Member of the Louisiana House of Representatives
- In office 1968–2000
- Preceded by: Ray Tarver
- Succeeded by: Taylor Townsend

Personal details
- Born: Jimmy Dale Long October 6, 1931 Winn Parish, Louisiana, U.S.
- Died: August 9, 2016 (aged 84) Natchitoches, Louisiana, U.S.
- Party: Democratic
- Spouse: Dorothy Griffin Long
- Children: 1
- Relatives: Long family
- Alma mater: Northwestern State University

= Jimmy D. Long =

American politician (1931–2016)

Jimmy Dale Long (October 6, 1931 – August 9, 2016) was an American politician. A member of the Democratic Party, he served in the Louisiana House of Representatives from 1968 to 2000.

== Life and career ==
Long was born in Winn Parish, Louisiana, the son of Rubin and Ruby Long. He was the brother of Gerald Long, a Louisiana state senator, and was the first, second and third cousin of George S. Long, a United States representative, Huey Long, a United States senator, Earl Long, a Louisiana governor, Russell B. Long, a United States senator, Gillis William Long, a United States representative, Speedy Long, a United States representative, and Mike Smith, a Louisiana state senator. He attended and graduated from Winnfield High School. After graduating, he served in the United States Navy, which after his discharge, he attended Northwestern State University.
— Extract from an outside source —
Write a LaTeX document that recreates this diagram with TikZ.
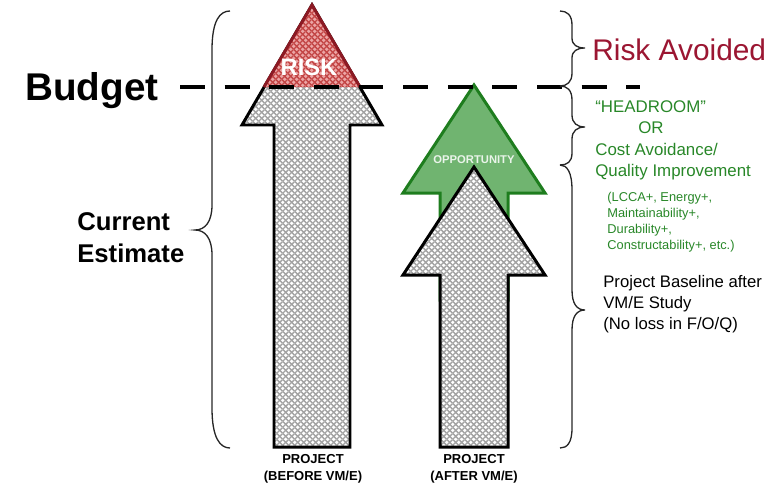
\documentclass[tikz,border=0pt]{standalone}
\usepackage{fontspec}
\setmainfont{Liberation Sans}
\usetikzlibrary{patterns.meta}
\definecolor{riskred}{RGB}{155,22,50}
\definecolor{riskfill}{RGB}{236,165,165}
\definecolor{riskmesh}{RGB}{195,70,70}
\definecolor{riskline}{RGB}{140,25,35}
\definecolor{oppfill}{RGB}{112,180,112}
\definecolor{oppline}{RGB}{30,125,30}
\definecolor{greentext}{RGB}{40,135,40}
\newcommand{\fsz}[1]{\fontsize{#1}{#1}\selectfont}
\tikzdeclarepattern{
  name=meshpat, type=uncolored,
  bounding box={(0,0) and (3.2pt,3.2pt)},
  tile size={(3.2pt,3.2pt)},
  code={\draw[line width=0.85pt] (-0.2pt,-0.2pt) -- (3.4pt,3.4pt) (-0.2pt,3.4pt) -- (3.4pt,-0.2pt);}
}
\begin{document}
\begin{tikzpicture}[x=0.02cm,y=-0.02cm,
  mesh/.style={preaction={fill=white}, pattern=meshpat, pattern color=gray!72},
  arrowline/.style={draw=black, line width=1.7pt, line join=miter},
  bracel/.style={draw=black!85, line width=0.75pt},
  lbl/.style={inner sep=0pt, anchor=base west},
  clbl/.style={inner sep=0pt, anchor=base},
]
\useasboundingbox (0,0) rectangle (777,484);

% ---------- left arrow (before) ----------
\path[mesh, arrowline] (312,5) -- (382,125) -- (350,125) -- (350,447) -- (274,447)
  -- (274,125) -- (242,125) -- cycle;
% risk triangle
\path[preaction={fill=riskfill}, pattern=meshpat, pattern color=riskmesh,
  draw=riskline, line width=1.7pt, line join=miter] (264,87) -- (312,5) -- (360,87);
\node[clbl, text=white, font=\bfseries\fsz{13.5}] (risk) at (309,75) {RISK};

% ---------- right arrows (after) ----------
\path[fill=oppfill, draw=oppline, line width=1.7pt, line join=miter]
  (474,85) -- (545,193) -- (508,193) -- (508,300) -- (440,300) -- (440,193) -- (403,193) -- cycle;
\node[clbl, text=white!85!oppfill, font=\bfseries\fsz{6.4}] (opp) at (474,163) {OPPORTUNITY};
\path[mesh, arrowline] (474,167) -- (545,275) -- (508,275) -- (508,447) -- (440,447)
  -- (440,275) -- (403,275) -- cycle;

% ---------- budget line ----------
\coordinate (b1) at (180,87);
\coordinate (b2) at (640,87);
\draw[line width=2.8pt, dash pattern=on 14.2pt off 11.2pt] (b1) -- (b2);
\node[lbl, font=\bfseries\fsz{22}] (budget) at (25,100) {Budget};

% ---------- left brace ----------
\draw[bracel] (230,11) .. controls (220,11) and (212,20) .. (212,50) -- (212,205)
  .. controls (212,222) and (205,230) .. (195,230)
  .. controls (205,230) and (212,238) .. (212,255) -- (212,408)
  .. controls (212,438) and (220,448) .. (230,448);
\node[lbl, font=\bfseries\fsz{14.6}] (cur1) at (77,230) {Current};
\node[lbl, font=\bfseries\fsz{14.6}] (cur2) at (77,262) {Estimate};

% ---------- right braces ----------
\draw[bracel] (560,11) .. controls (567,11) and (572,15) .. (572,25) -- (572,38)
  .. controls (572,45) and (577,48) .. (585,48)
  .. controls (577,48) and (572,51) .. (572,58) -- (572,73)
  .. controls (572,82) and (567,86) .. (560,86);
\draw[bracel] (560,86) .. controls (567,86) and (572,90) .. (572,100) -- (572,115)
  .. controls (572,123) and (577,127) .. (585,127)
  .. controls (577,127) and (572,131) .. (572,139) -- (572,153)
  .. controls (572,162) and (567,165) .. (560,165);
\draw[bracel] (560,165) .. controls (567,165) and (572,172) .. (572,190) -- (572,290)
  .. controls (572,304) and (577,310) .. (585,310)
  .. controls (577,310) and (572,316) .. (572,330) -- (572,428)
  .. controls (572,443) and (567,448) .. (560,448);

% ---------- right texts ----------
\node[lbl, text=riskred, font=\fsz{17}] (ra) at (592,60) {Risk Avoided};
\node[lbl, text=greentext, font=\fsz{9.6}] (g1) at (595,112) {“HEADROOM”};
\node[lbl, text=greentext, font=\fsz{9.6}] (g2) at (638,133) {OR};
\node[lbl, text=greentext, font=\fsz{9.6}] (g3) at (595,155) {Cost Avoidance/};
\node[lbl, text=greentext, font=\fsz{9.6}] (g4) at (595,176) {Quality Improvement};
\node[lbl, text=greentext, font=\fsz{7.3}] (s1) at (607,201) {(LCCA+, Energy+,};
\node[lbl, text=greentext, font=\fsz{7.3}] (s2) at (607,217) {Maintainability+,};
\node[lbl, text=greentext, font=\fsz{7.3}] (s3) at (607,233) {Durability+,};
\node[lbl, text=greentext, font=\fsz{7.3}] (s4) at (607,249) {Constructability+, etc.)};
\node[lbl, font=\fsz{9.5}] (p1) at (603,287) {Project Baseline after};
\node[lbl, font=\fsz{9.5}] (p2) at (603,308) {VM/E Study};
\node[lbl, font=\fsz{9.5}] (p3) at (603,329) {(No loss in F/O/Q)};

% ---------- bottom labels ----------
\node[clbl, font=\bfseries\fsz{7.4}] (pb1) at (313,463) {PROJECT};
\node[clbl, font=\bfseries\fsz{7.4}] (pb2) at (313,480) {(BEFORE VM/E)};
\node[clbl, font=\bfseries\fsz{7.4}] (pa1) at (474,463) {PROJECT};
\node[clbl, font=\bfseries\fsz{7.4}] (pa2) at (474,480) {(AFTER VM/E)};
\end{tikzpicture}
\end{document}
Long served in the Louisiana House of Representatives from 1968 to 2000. During his service in the House, in 2000, he was inducted into the Louisiana Political Museum and Hall of Fame.

== Death ==
Long died on August 9, 2016, of traffic collision in the afternoon at 1:00 pm, next to his home in Natchitoches, Louisiana, at the age of 84.